I am trying to spin up on Python and PySpark. I followed this page on installing and checking PySpark in Anaconda on Windows. The following checking code works:
>>> import findspark
>>> findspark.init()
>>> findspark.find()
'C:\\Users\\User.Name\\anaconda3\\envs\\py39\\lib\\site-packages\\pyspark'
>>> from pyspark.sql import SparkSession
>>> spark = SparkSession.builder.appName('SparkExamples.com').getOrCreate()
>>> data = [("Java","20000"), ("Python","100000"), ("Scala","3000")]
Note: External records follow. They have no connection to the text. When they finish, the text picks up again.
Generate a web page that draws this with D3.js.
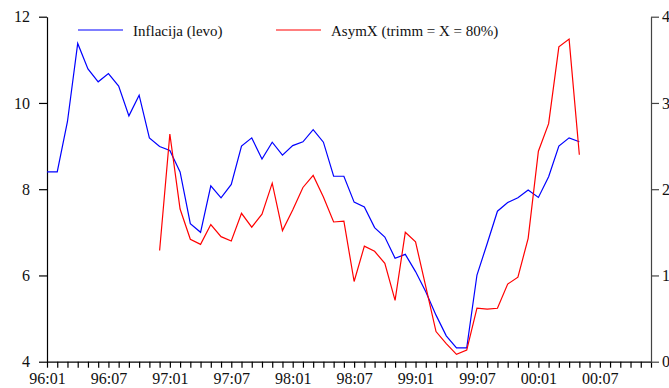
<!DOCTYPE html>
<html>
<head>
<meta charset="utf-8">
<script src="https://cdn.jsdelivr.net/npm/d3@7"></script>
<style>
  body { margin: 0; background: #fff; }
  .axis path, .axis line { stroke: #000; stroke-width: 1.2; }
  .raxis path, .raxis line { stroke: #444; }
</style>
</head>
<body>
<svg id="chart"></svg>
<script>
// months run from 96:01 (index 0) to 00:12 (index 59)
const monthCount = 60
const tickLabels = ['96:01', '96:07', '97:01', '97:07', '98:01', '98:07', '99:01', '99:07', '00:01', '00:07']

// inflation, left axis, from 96:01
const inflacija = [8.40, 8.40, 9.57, 11.38, 10.79, 10.49, 10.68, 10.39, 9.70, 10.18,
  9.19, 8.99, 8.90, 8.40, 7.20, 7.00, 8.08, 7.80, 8.11, 9.00,
  9.19, 8.70, 9.09, 8.79, 9.01, 9.10, 9.38, 9.09, 8.30, 8.30,
  7.70, 7.59, 7.11, 6.89, 6.40, 6.49, 6.09, 5.62, 5.08, 4.60,
  4.32, 4.32, 6.01, 6.74, 7.49, 7.69, 7.80, 7.98, 7.81, 8.29,
  9.00, 9.19, 9.10]

// AsymX, right axis, starts at 96:12
const asymStart = 11
const asymX = [1.29, 2.64, 1.77, 1.42, 1.36, 1.59, 1.45, 1.40, 1.72,
  1.56, 1.71, 2.07, 1.52, 1.76, 2.02, 2.16, 1.91, 1.62, 1.63,
  0.93, 1.34, 1.28, 1.14, 0.71, 1.50, 1.39, 0.87, 0.35, 0.21,
  0.085, 0.135, 0.62, 0.61, 0.62, 0.90, 0.98, 1.43, 2.44, 2.76,
  3.65, 3.74, 2.40]

const leftTicks = [4, 6, 8, 10, 12]
const rightTicks = [0, 1, 2, 3, 4]

const serif = 'Liberation Serif, Times New Roman, Times, serif'
const width = 669, height = 388
const svg = d3.select('#chart').attr('width', width).attr('height', height)

const x = d3.scaleLinear().domain([0, monthCount - 1]).range([47, 651])
const yLeft = d3.scaleLinear().domain([4, 12]).range([361.7, 16.7])
const yRight = d3.scaleLinear().domain([0, 4]).range([361.7, 16.7])

// bottom axis, a tick every month, a label every six
svg.append('g')
  .attr('class', 'axis')
  .attr('transform', `translate(0,${yLeft(4)})`)
  .call(d3.axisBottom(x)
    .tickValues(d3.range(0, monthCount))
    .tickSize(6)
    .tickSizeOuter(0)
    .tickPadding(5)
    .tickFormat(i => i % 6 === 0 ? tickLabels[i / 6] : ''))

svg.append('g')
  .attr('class', 'axis')
  .attr('transform', `translate(${x(0)},0)`)
  .call(d3.axisLeft(yLeft).tickValues(leftTicks).tickSize(8).tickSizeOuter(0).tickPadding(9))

svg.append('g')
  .attr('class', 'axis raxis')
  .attr('transform', `translate(${x(monthCount - 1)},0)`)
  .call(d3.axisRight(yRight).tickValues(rightTicks).tickSize(8).tickSizeOuter(0).tickPadding(3))

svg.selectAll('.axis')
  .attr('font-family', serif)
  .attr('font-size', 16)
svg.selectAll('.axis text').attr('fill', '#111')

// lines
const lineLeft = d3.line().x((d, i) => x(i)).y(d => yLeft(d))
const lineRight = d3.line().x((d, i) => x(i + asymStart)).y(d => yRight(d))

svg.append('path')
  .datum(inflacija)
  .attr('d', lineLeft)
  .attr('fill', 'none')
  .attr('stroke', '#0000ff')
  .attr('stroke-width', 1.2)

svg.append('path')
  .datum(asymX)
  .attr('d', lineRight)
  .attr('fill', 'none')
  .attr('stroke', '#ff0000')
  .attr('stroke-width', 1.2)

// legend
const legend = [
  { label: 'Inflacija (levo)', color: '#0000ff', x: 78 },
  { label: 'AsymX (trimm = X = 80%)', color: '#ff0000', x: 276 }
]
const legendItems = svg.append('g').selectAll('g')
  .data(legend)
  .join('g')
  .attr('transform', d => `translate(${d.x},30)`)
legendItems.append('line')
  .attr('x1', 0).attr('x2', 45)
  .attr('stroke', d => d.color)
  .attr('stroke-width', 1.2)
legendItems.append('text')
  .attr('x', 55)
  .attr('y', 5.5)
  .attr('font-family', serif)
  .attr('font-size', 15)
  .attr('fill', '#111')
  .text(d => d.label)
</script>
</body>
</html>
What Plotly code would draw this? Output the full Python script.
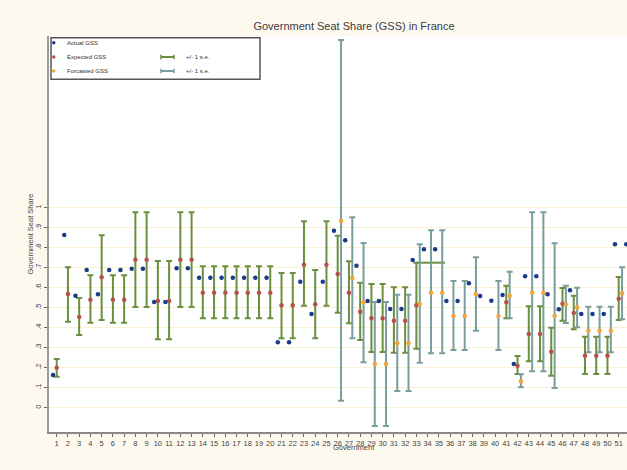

>>> columns = ["language","users_count"]
>>> df = spark.createDataFrame(data).toDF(*columns)
>>> df.show()
+--------+-----------+
|language|users_count|
+--------+-----------+
| Java| 20000|
| Python| 100000|
| Scala| 3000|
+--------+-----------+
I am tried accessing the online help for the methods createDataFrame
and toDF
. Getting help on createDataFrame
was straighforward: help(spark.createDataFrame)
.
I haven't been able to access the online help for toDF
:
>>> help(spark.toDF)
AttributeError: 'SparkSession' object has no attribute 'toDF'
>>> help(DataFrame.toDF)
NameError: name 'DataFrame' is not defined
>>> help(spark.DataFrame.toDF)
AttributeError: 'SparkSession' object has no attribute 'DataFrame'
>>> help(DataFrame)
NameError: name 'DataFrame' is not defined
>>> help(spark.DataFrame)
AttributeError: 'SparkSession' object has no attribute 'DataFrame'
(1) How is the documentation accessed?
(2) Is there a scheme for accessing the help that one can infer based on the checking code above?